Release date: 7/9/2013

Actors: Saoirse Ronan , Jake Abel , Max Irons , Diane Kruger , Boyd Holbrook , William Hurt , Frances Fisher , Stephen Rider


When an unseen enemy threatens mankind by taking over their bodies and erasing their memories, Melanie will risk everything to protect the people she cares most about, proving that love can conquer all in a dangerous new world.

  • Language
  • Violence
  • Sex
  • Quality


Mommy Bear's Parent Review of The Host


A man is shot in the head and is briefly seen on the ground in a pool of blood, people choose suicide over capture (a man shoots himself offscreen, a woman attempts to kill herself jumping out of a window, a duo crash their truck). A boy gets a bloody leg wound.

Sexual Content

There are several scenes of passionate kissing, usually only lasting a few seconds, but once lasting 15-20 seconds (this is a sensual dream sequence with a young man and young woman kissing in bed, he is topless and she's in a bra, though it's mostly obscured). A young woman tells a young man she'd like him to sleep with her, but in the context it seems that the request is literally about sleeping, not sex.

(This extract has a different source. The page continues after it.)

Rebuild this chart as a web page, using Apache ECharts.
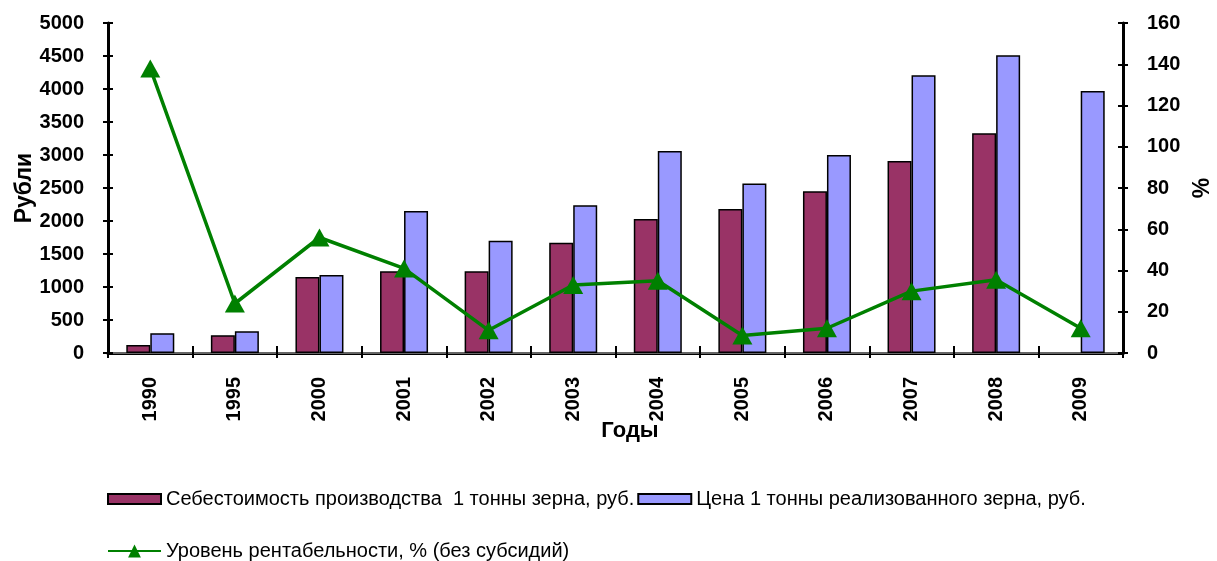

There are a few scattered mild obscenities, but not many.


In the near future most of humanity has been possessed by the “souls” of parasitic extraterrestrials. A strong-willed young woman wages war inside her mind against the invader and fights to be reunited with her family and the man she loves.

Pros and Cons

19 year old Saoirse Ronan (Hanna) carries the film with far more emotional dexterity than Kristen Stewart was allowed in Twilight. Ronan plays dual roles, both of which are strong and interesting (good news for those like me who found Bella Swan to be a maddeningly passive and emotionally unstable protagonist). She gets fine support from William Hurt and Diane Kruger. Though the film features the staple Meyer love triangle, male leads Max Irons and Jake Abel are halfway decent actors and neither of their characters is defined by shameless shirtlessness. The cinematography by Roberto Schaefer has a nice warmth to it, capturing both desert landscapes and impressive cave sets with artistic skill. Though the dialogue occasionally veers into sappy romantic melodrama and a few of the supporting performances are less-than-impressive, the film as a whole is poignant, thought-provoking, and benefits from a nice sense of humor.

Discussion Points

Peace means nothing without free will. The greatest love is to be willing to die for another. Doing good to those who wrong us can turn our enemies into our friends.